Dans le monde, les puissances intermédiaires – Inde, Israël, Corée du Sud, Émirats arabes unis – investissent massivement pour ne pas rester à la périphérie de cette révolution. Même l’Afrique et l’Amérique latine s’affirment, cherchant à tirer parti de leurs ressources humaines et de leurs données. L’intelligence artificielle devient un outil d’indépendance pour les uns, un vecteur d’influence pour les autres.
 

Militairement, les applications de l’IA transforment les doctrines de défense : drones autonomes, systèmes de commandement assistés par algorithmes, analyse prédictive des conflits. Le Pentagone, Moscou et Pékin développent des programmes d’IA militaire qui promettent une guerre « plus rapide, plus intelligente, plus invisible ». Ce glissement vers une automatisation du champ de bataille pose des questions éthiques et stratégiques inédites : qui portera la responsabilité d’une frappe décidée par une machine ?

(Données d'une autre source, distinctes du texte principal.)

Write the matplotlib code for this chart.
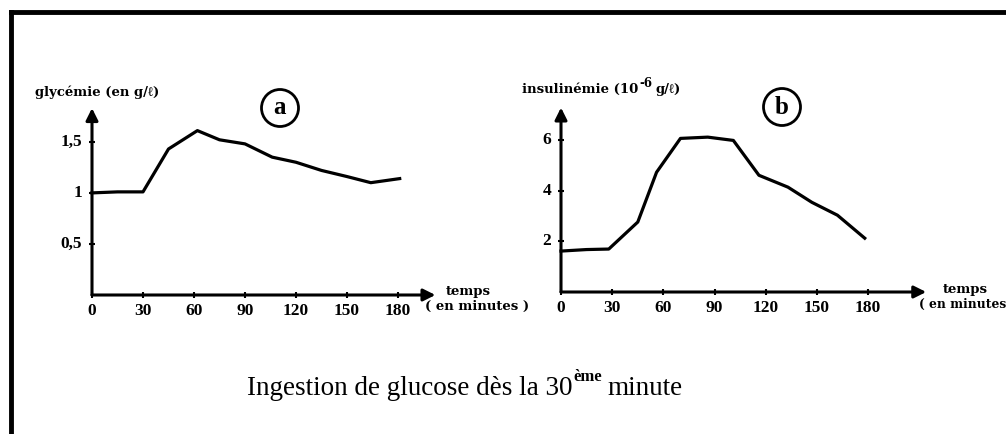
import matplotlib.pyplot as plt

plt.rcParams['font.family'] = ['Liberation Serif', 'DejaVu Serif']

# glycemia (a)
t_a = [0, 15, 30, 45, 62, 75, 90, 106, 120, 135, 150, 164, 181]
glyc = [1.0, 1.01, 1.01, 1.43, 1.61, 1.52, 1.48, 1.35, 1.30, 1.22, 1.16, 1.10, 1.14]

# insulinemia (b)
t_b = [0, 15, 28, 45, 56, 70, 86, 101, 116, 133, 147, 162, 178]
insu = [1.62, 1.68, 1.7, 2.77, 4.74, 6.08, 6.13, 6.0, 4.62, 4.15, 3.55, 3.04, 2.13]

x_ticks = [0, 30, 60, 90, 120, 150, 180]
yticks_a = [0.5, 1, 1.5]
ylabels_a = ['0,5', '1', '1,5']
yticks_b = [2, 4, 6]
ylabels_b = ['2', '4', '6']

W, H = 1006, 434
fig = plt.figure(figsize=(W / 100, H / 100), dpi=100)

small = dict(family=['DejaVu Serif', 'Liberation Serif', 'DejaVu Sans'],
             fontweight='bold')


def px_axes(x0, y0, x1, y1):
    # pixel box (left, top, right, bottom) -> figure fraction axes
    return fig.add_axes([x0 / W, 1 - y1 / H, (x1 - x0) / W, (y1 - y0) / H])


def draw_panel(ax, t, v, xmax, ymax, arrow_x, arrow_y, yticks, ylabels):
    ax.set_xlim(0, xmax)
    ax.set_ylim(0, ymax)
    ax.axis('off')
    ax.annotate('', xy=(arrow_x, 0), xytext=(0, 0),
                arrowprops=dict(arrowstyle='-|>', color='black', lw=2.2,
                                mutation_scale=18, shrinkA=0, shrinkB=0))
    ax.annotate('', xy=(0, arrow_y), xytext=(0, 0),
                arrowprops=dict(arrowstyle='-|>', color='black', lw=2.2,
                                mutation_scale=18, shrinkA=0, shrinkB=0))
    ax.plot(t, v, color='black', lw=2.3, solid_joinstyle='round',
            clip_on=False)
    for x in x_ticks:
        ax.plot([x], [0], marker='|', color='black', ms=5, mew=1.5,
                clip_on=False)
        ax.annotate(str(x), xy=(x, 0), xytext=(0, -6),
                    textcoords='offset points', ha='center', va='top',
                    fontsize=12.5, fontweight='bold')
    for y, lab in zip(yticks, ylabels):
        ax.plot([0], [y], marker='_', color='black', ms=5, mew=1.5,
                clip_on=False)
        ax.annotate(lab, xy=(0, y), xytext=(-7, 0),
                    textcoords='offset points', ha='right', va='center',
                    fontsize=12.5, fontweight='bold')


ax_a = px_axes(92, 101, 440.5, 295)
draw_panel(ax_a, t_a, glyc, 205, 1.9, 202, 1.83, yticks_a, ylabels_a)

ax_b = px_axes(561, 100, 933, 292)
draw_panel(ax_b, t_b, insu, 218, 7.6, 214, 7.3, yticks_b, ylabels_b)

fig.canvas.draw()
r = fig.canvas.get_renderer()

# axis titles
fig.text(35 / W, 1 - 92 / H, 'glycémie (en g/ℓ)', fontsize=9.5,
         va='center', ha='left', **small)
ins_y = 1 - 93 / H
i1 = fig.text(522 / W, ins_y, 'insulinémie (10', fontsize=9.5,
              va='baseline', ha='left', **small)
bi = i1.get_window_extent(r)
i2 = fig.text(bi.x1 / W + 1 / W, ins_y + 6 / H, '-6', fontsize=8.5,
              va='baseline', ha='left', **small)
bi2 = i2.get_window_extent(r)
fig.text(bi2.x1 / W + 3 / W, ins_y, 'g/ℓ)', fontsize=9.5,
         va='baseline', ha='left', **small)

fig.text(446 / W, 1 - 291 / H, 'temps', fontsize=9.5, va='center',
         ha='left', **small)
fig.text(425 / W, 1 - 306 / H, '( en minutes )', fontsize=9.5,
         va='center', ha='left', **small)
fig.text(943 / W, 1 - 289 / H, 'temps', fontsize=9.5, va='center',
         ha='left', **small)
fig.text(919 / W, 1 - 304 / H, '( en minutes', fontsize=8.8,
         va='center', ha='left', **small)

# circled panel letters
for cx, cy, letter in [(280, 108, 'a'), (782, 107, 'b')]:
    fig.text(cx / W, 1 - cy / H, letter, fontsize=18, fontweight='bold',
             ha='center', va='center',
             bbox=dict(boxstyle='circle,pad=0.28', fc='white', ec='black',
                       lw=2))

# caption with superscript
cap_y = 1 - 395 / H
t1 = fig.text(247 / W, cap_y, 'Ingestion de glucose dès la 30', fontsize=19.5,
              ha='left', va='baseline')
bb = t1.get_window_extent(r)
t2 = fig.text(bb.x1 / W + 1 / W, cap_y + 14 / H, 'ème', fontsize=12,
              fontweight='bold', ha='left', va='baseline')
bb2 = t2.get_window_extent(r)
fig.text(bb2.x1 / W + 5 / W, cap_y, 'minute', fontsize=19.5, ha='left',
         va='baseline')

# frame (top and left edges)
fig.add_artist(plt.Line2D([11 / W, 1], [1 - 12 / H, 1 - 12 / H],
                          color='black', lw=3.5))
fig.add_artist(plt.Line2D([11 / W, 11 / W], [0, 1 - 12 / H],
                          color='black', lw=3.5))

fig.savefig('out.png', dpi=100)
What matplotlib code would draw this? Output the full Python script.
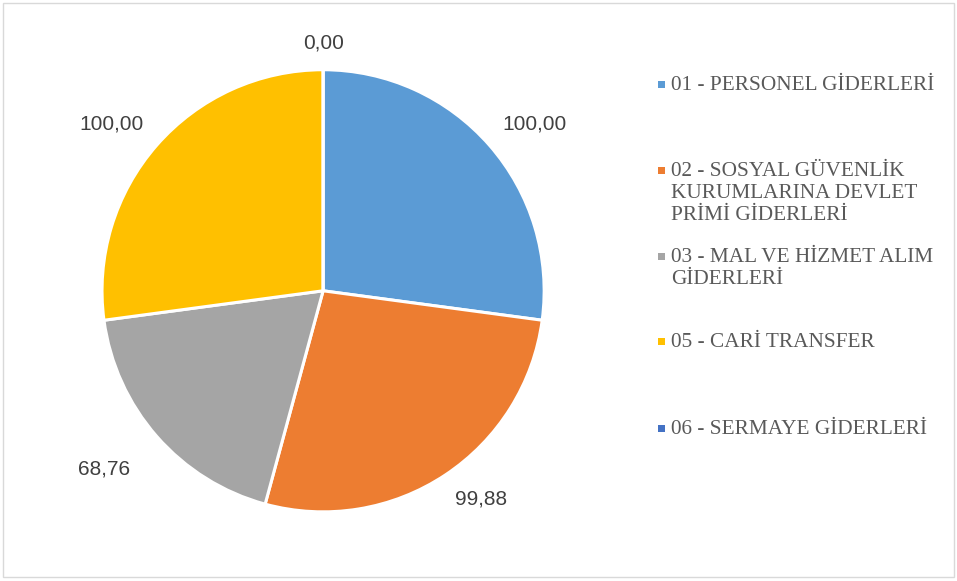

Dans ce contexte, la France et l’Europe doivent choisir entre dépendance technologique et souveraineté numérique. L’enjeu n’est plus seulement d’utiliser l’intelligence artificielle, mais de la penser politiquement : qui la contrôle, qui la finance, qui en fixe les limites ? L’IA n’est plus un outil neutre ; elle est devenue une arme d’influence, au service des ambitions nationales.